Buhay Hayaang Yumabong (Buhay) partylist Rep. Lito Atienza lamented the country has talented Filipino architects and structural engineers but the problem is the seeming corruption in government agencies and local government units responsible in issuing building permits and in strictly adhering the national building codes.
Atienza expressed belief local steel makers are not violating laws related to manufacturing steel products, but when they stretch the law by colluding with government agencies to have a grade 40 steel bar passed as grade 60, that is what worries him.
“Lives are at stake here, especially we are located in a seismic area, there should be no short-cut and they [steel makers] should strictly comply with international steel standards; we will investigate them to find out if they are fooling us,” said Atienza.
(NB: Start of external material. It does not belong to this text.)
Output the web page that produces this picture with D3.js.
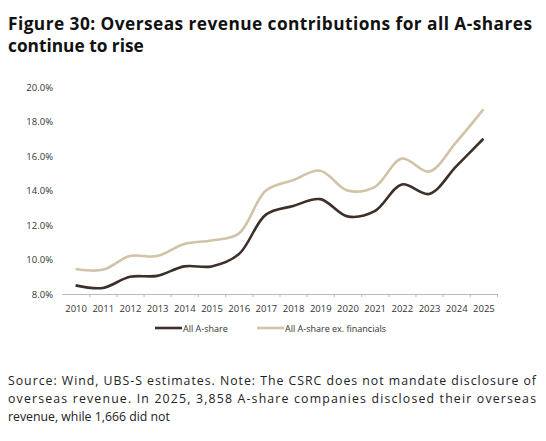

Last early Saturday, nine people were killed and 60 others injured following a series of earthquakes that hit Itbayat, Batanes.
Engineer Emilio Morales, former chairman of Association of Structural Engineers of the Philippines (ASEP), also said during the forum that in the face of recent quakes in the region, the stability of locally manufactured steel bars for high-rise buildings are something to worry about.
Morales added substandard construction materials, particularly reinforced steel bars (rebars), are still being used to build high-rise commercial buildings and residential condominiums in key business districts.
Based on a study Morales conducted a decade ago with a title “A Clear and Present Danger’, he enumerated the real the dangers of quenched tempering (QT) process.
Apparently, China and Taiwan have already banned the use of QT bars in constructing high rises.
“I am alarmed by Engineer Morales’ study and its findings. We should protect lives and property at all costs since the Philippines is a seismic belt country. Lives are more important than profit by big businesses. If there is corruption in the dealings between business and government, we will ferret this out,” Atienza added.
Substandard rebars find their way in construction sites, Morales added, due to the inaccurate way of testing steel products in the country.
He also said substandard construction materials, particularly rebars, would not withstand a magnitude 7.2 earthquake.
Atienza vowed to personally work closely with Morales to find ways to address the issue.
“I am particularly alarmed by the lack of proper testing and labeling of steel rebars. We should not wait for the ‘Big One’ to strike before we act to save thousands of lives,” said Atienza.